The band’s configuration - two trumpets, one trombone, three-across sax section and rhythm - naturally lends itself to great jazz. They may not be able to produce a Kenton-ish wall of sound, however they are able to cover nearly any other Big Band requirement, while keeping a trimmed-down combo feel.
The crisp, clean and tight ensemble playing highlights the magnificent arrangements. The arranging is so good that at times it overwhelms - leaving the listener completely lost in the music. Writing for such unconventional voicing is not an easy task, and these arrangers pull it off amazingly. With each listen there is something new - a tugging of ears and lifting of smiles.
The arranging also leaves plenty of room for improv. While some of the soloists never rise to the level of ‘greatness,’ there is some excellent playing on these tracks. Mark Colby (sax), Karl Montzka (piano), and Paul McKee (trombone) all produce solo after solo that stab into ‘greatness’ often taking hold like only a true master can. These three could easily be included on a list of the most underrated jazz musicians in the nation.
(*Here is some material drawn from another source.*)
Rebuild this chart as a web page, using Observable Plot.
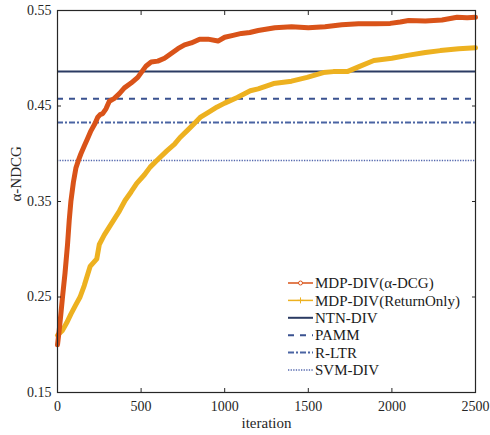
<!DOCTYPE html>
<html><head><meta charset="utf-8">
<script src="https://cdn.jsdelivr.net/npm/d3@7"></script>
<script src="https://cdn.jsdelivr.net/npm/@observablehq/plot@0.6"></script>
<style>body{margin:0;background:#fff}</style>
</head><body><div id="chart"></div>
<script>
const iterA = [0,10,20,30,45,60,70,80,95,110,125,140,160,180,200,225,240,255,270,290,310,340,370,400,440,480,505,530,560,600,640,680,720,760,800,850,900,960,1000,1050,1100,1150,1200,1300,1400,1500,1600,1700,1800,1900,1990,2050,2100,2200,2300,2390,2450,2500];
const valA  = [0.200,0.215,0.232,0.250,0.275,0.305,0.330,0.350,0.370,0.385,0.393,0.400,0.408,0.416,0.424,0.432,0.438,0.441,0.442,0.447,0.455,0.458,0.463,0.469,0.474,0.480,0.486,0.492,0.496,0.497,0.500,0.505,0.510,0.514,0.516,0.520,0.520,0.518,0.522,0.524,0.526,0.527,0.529,0.532,0.533,0.532,0.533,0.535,0.536,0.536,0.5365,0.538,0.5395,0.539,0.540,0.543,0.5425,0.543];
const iterB = [0,30,55,80,110,135,160,195,235,250,280,334,370,404,440,474,520,554,600,654,700,733,780,820,853,900,955,1000,1075,1153,1200,1292,1400,1493,1590,1650,1733,1800,1892,2000,2093,2200,2290,2400,2500];
const valB  = [0.210,0.215,0.223,0.232,0.242,0.250,0.262,0.282,0.290,0.305,0.315,0.330,0.340,0.351,0.360,0.369,0.378,0.386,0.394,0.403,0.410,0.417,0.425,0.432,0.438,0.443,0.449,0.453,0.459,0.466,0.468,0.4735,0.476,0.480,0.485,0.486,0.486,0.491,0.4976,0.500,0.503,0.506,0.508,0.510,0.511];
const baselineNames = ["NTN-DIV","PAMM","R-LTR","SVM-DIV"];
const baselineValues = [0.486,0.4575,0.4327,0.393];
const seriesNames = ["MDP-DIV(α-DCG)","MDP-DIV(ReturnOnly)"];
const xTicks = [0,500,1000,1500,2000,2500];
const yTicks = [0.15,0.25,0.35,0.45,0.55];

const colA = "#D95319", colB = "#EDB120";
const baseStyles = [
  {stroke:"#2B3B63", dash:null, w:2},
  {stroke:"#3A5290", dash:"6,6", w:2},
  {stroke:"#4A64A3", dash:"6,2,2,2", w:2},
  {stroke:"#5468AE", dash:"1.3,1.3", w:1.6}
];
const dataA = iterA.map((x,i)=>({x, y:valA[i]}));
const dataB = iterB.map((x,i)=>({x, y:valB[i]}));
const baseData = baselineNames.map((n,i)=>({name:n, y:baselineValues[i], i}));

const serif = "'Liberation Serif', 'Times New Roman', serif";
const fmt = d3.format(".2f");
const none = () => "";
const plot = Plot.plot({
  width: 490, height: 435,
  marginLeft: 57, marginRight: 15, marginTop: 10, marginBottom: 43,
  x: {domain:[0,2500]},
  y: {domain:[0.15,0.55]},
  style: {fontFamily: serif, fontSize:"14px", color:"#262626", background:"#fff"},
  marks: [
    ...baseData.map(d => Plot.ruleY([d.y], {stroke: baseStyles[d.i].stroke, strokeWidth: baseStyles[d.i].w, strokeDasharray: baseStyles[d.i].dash})),
    Plot.line(dataB, {x:"x", y:"y", stroke: colB, strokeWidth: 5, strokeLinejoin:"round"}),
    Plot.line(dataA, {x:"x", y:"y", stroke: colA, strokeWidth: 5, strokeLinejoin:"round"}),
    Plot.axisX(xTicks, {anchor:"bottom", tickSize:-4, tickPadding:13, tickFormat: d => String(d), label:null, fontSize:14}),
    Plot.axisX(xTicks, {anchor:"top", tickSize:-4, tickFormat: none, label:null}),
    Plot.axisY(yTicks, {anchor:"left", tickSize:-4, tickPadding:10, tickFormat: fmt, label:null, fontSize:14}),
    Plot.axisY(yTicks, {anchor:"right", tickSize:-4, tickFormat: none, label:null}),
    Plot.frame({stroke:"#262626", strokeWidth:1.2}),
    Plot.text(["iteration"], {frameAnchor:"bottom", dy:35, fontSize:15}),
    Plot.text(["α-NDCG"], {frameAnchor:"left", dx:-41, rotate:-90, fontSize:15})
  ]
});
document.getElementById("chart").appendChild(plot);

// legend inside plot area (bottom-right)
const svg = d3.select(plot);
const lg = svg.append("g").attr("font-family", serif).attr("font-size",15).attr("fill","#1a1a1a").attr("text-anchor","start");
const items = [
  {name:seriesNames[0], stroke:colA, w:1.5, dash:null, marker:"o"},
  {name:seriesNames[1], stroke:colB, w:1.5, dash:null, marker:"+"},
  ...baselineNames.map((n,i)=>({name:n, stroke:baseStyles[i].stroke, w:baseStyles[i].w, dash:baseStyles[i].dash}))
];
items.forEach((it,i)=>{
  const y = 283 + i*17.4, x0 = 288, x1 = 313;
  lg.append("line").attr("x1",x0).attr("x2",x1).attr("y1",y).attr("y2",y)
    .attr("stroke",it.stroke).attr("stroke-width",it.w).attr("stroke-dasharray",it.dash);
  if (it.marker==="o") lg.append("circle").attr("cx",(x0+x1)/2).attr("cy",y).attr("r",2).attr("fill","#fff").attr("stroke",it.stroke).attr("stroke-width",1);
  if (it.marker==="+") lg.append("path").attr("d",`M${(x0+x1)/2-3},${y}h6M${(x0+x1)/2},${y-3}v6`).attr("stroke",it.stroke).attr("stroke-width",1);
  lg.append("text").attr("x",x1+2).attr("y",y).attr("dy","0.35em").attr("text-anchor","start").text(it.name);
});
</script>
</body></html>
The only possible downside to this recording would be the production. The sterility of a studio is far too obvious here; these guys would be killers in a live setting. A more natural sound would be nice. However, in the final summation, the production does not detract from the overall appreciation of this session. ‘Children of the Night’ is a fine CD, and is favorably recommended. I think a trip to Chicago is in order - I need to hear this band play live.